The same authorities also project – possibly unwittingly – that all their schools are much the same, at the same stage of development and as such they can validly apply top down ‘one size fits all’ solutions for all the schools in the country or region. As all the schools are the same they can successfully introduce common interactive whiteboard, laptop, phonics or staff development programs into all the schools in the same way.
My reading is that most teachers and school leaders – probably also unwittingly – work from a base premise of constancy and sameness.
When an a new program, or major technology is introduced implicit is the assumption is that it will operate successfully and appropriately for many years, even though folk deep down know society and the technology is evolving at pace.
It is an outlook that fuels the retention of the status quo – even when it is becoming ever more irrelevant – and the idea that change is difficult and is to be avoided.
The constancy and sameness underpins the belief that central offices or national governments can validly prepare the same teaching materials for all its schools, employ the same tests and accountability processes, use common pay scales and leadership programs, apply the one technology model to every school or indeed that all the schools in a region can profitably come together and benefit from a common staff development program.
This thinking stands in marked contrast to that within those schools operating at the Digital Normalisation Stage where all within the school’s community – the leadership, the staff, the students and the homes – have accepted that change and on-going evolution is the norm with schooling, that the excitement associated with opening ever more learning opportunities is natural and that all within the school’s community are welcome to join in the on-going quest to provide the best possible education.

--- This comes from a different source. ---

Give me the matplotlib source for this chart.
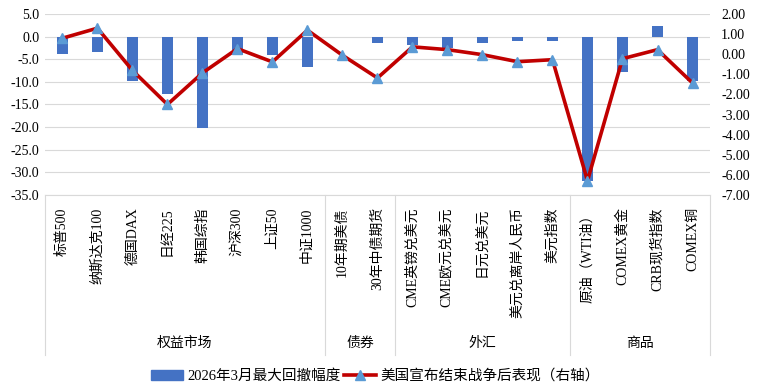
import matplotlib
matplotlib.use('Agg')
import matplotlib.pyplot as plt
import matplotlib.transforms as mtransforms
from matplotlib.patches import Patch
from matplotlib.lines import Line2D
import numpy as np

plt.rcParams['font.family'] = ['Liberation Serif', 'Noto Sans CJK SC']
plt.rcParams['axes.unicode_minus'] = False

# ===== dados =====
categorias = ['标普500', '纳斯达克100', '德国DAX', '日经225', '韩国综指', '沪深300', '上证50', '中证1000',
              '10年期美债', '30年中债期货',
              'CME英镑兑美元', 'CME欧元兑美元', '日元兑美元', '美元兑离岸人民币', '美元指数',
              '原油（WTI油）', 'COMEX黄金', 'CRB现货指数', 'COMEX铜']
max_drawdown = [-3.8, -3.3, -9.8, -12.7, -20.2, -4.0, -4.0, -6.7,
                0.0, -1.3,
                -1.8, -2.4, -1.5, -1.0, -1.0,
                -32.0, -7.8, 2.3, -9.7]
pos_fim_guerra = [0.8, 1.3, -0.8, -2.5, -0.93, 0.28, -0.38, 1.2,
                  -0.05, -1.18,
                  0.37, 0.23, -0.02, -0.37, -0.27,
                  -6.3, -0.22, 0.23, -1.43]
grupos = ['权益市场', '债券', '外汇', '商品']
grupo_tamanho = [8, 2, 5, 4]

label_bar = '2026年3月最大回撤幅度'
label_line = '美国宣布结束战争后表现（右轴）'

# ===== figura =====
fig = plt.figure(figsize=(7.61, 3.92), dpi=100)
ax = fig.add_axes([0.059, 0.503, 0.874, 0.461])
ax2 = ax.twinx()

x = np.arange(len(categorias))
ax.bar(x, max_drawdown, width=0.32, color='#4472C4', zorder=2)
ax2.plot(x, pos_fim_guerra, color='#C00000', linewidth=2.6, marker='^',
         markersize=7, markerfacecolor='#5B9BD5', markeredgecolor='#5B9BD5', zorder=3)

ax.set_xlim(-0.5, len(categorias) - 0.5)
ax.set_ylim(-35, 5)
ax.set_yticks(np.arange(-35, 5.1, 5))
ax.set_yticklabels([f'{v:.1f}' for v in np.arange(-35, 5.1, 5)], fontsize=10)
ax2.set_ylim(-7, 2)
ax2.set_yticks(np.arange(-7, 2.1, 1))
ax2.set_yticklabels([f'{v:.2f}' for v in np.arange(-7, 2.1, 1)], fontsize=10)

ax.grid(axis='y', color='#D9D9D9', linewidth=0.8, zorder=0)
for a in (ax, ax2):
    for s in a.spines.values():
        s.set_visible(False)
    a.tick_params(length=0)
ax.spines['bottom'].set_visible(True)
ax.spines['bottom'].set_color('#D9D9D9')
ax.tick_params(axis='y', pad=4)
ax2.tick_params(axis='y', pad=8)

ax.set_xticks(x)
ax.set_xticklabels(categorias, rotation=90, fontsize=10, va='top', ha='center')
ax.tick_params(axis='x', pad=9)

# separadores e rótulos de grupo
trans = mtransforms.blended_transform_factory(ax.transData, ax.transAxes)
bordas = np.concatenate([[0], np.cumsum(grupo_tamanho)]) - 0.5
for b in bordas:
    ax.add_line(Line2D([b, b], [0, -0.884], transform=trans, color='#D9D9D9',
                       linewidth=0.8, clip_on=False))
for i, g in enumerate(grupos):
    xc = (bordas[i] + bordas[i + 1]) / 2
    ax.text(xc, -0.82, g, transform=trans, ha='center', va='center', fontsize=10)

handles = [Patch(color='#4472C4'),
           Line2D([], [], color='#C00000', linewidth=2.6, marker='^', markersize=7,
                  markerfacecolor='#5B9BD5', markeredgecolor='#5B9BD5')]
fig.legend(handles, [label_bar, label_line], loc='center', bbox_to_anchor=(0.493, 0.041),
           ncol=2, frameon=False, fontsize=10.5, handlelength=2.2, columnspacing=0.2,
           handletextpad=0.3)

plt.savefig('out.png', dpi=100)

It is an environment that fosters excitement, strong student, parent and community involvement and ownership, collaboration, risk taking, flexibility, responsiveness, the adoption of solutions particular to the school’s situation at a stage in its evolution and vitally an on-going focus on the desired educational vision.
By the Digital Normalisation Stage all within the school’s community accept their school is unique, and that while it can learn much from other schools at the same evolutionary stage they require educational solutions apposite for their school’s situation and evolutionary stage.
With the benefit of hindsight what is now evident is that:
- constancy and sameness is the thinking of the paper based stage
- in moving along the evolutionary continuum and through the evolutionary stages the schools will gradually shed that thinking, such
- by the digital normalisation stage all within the school’s community will assume on-evolution and school uniqueness are the norm.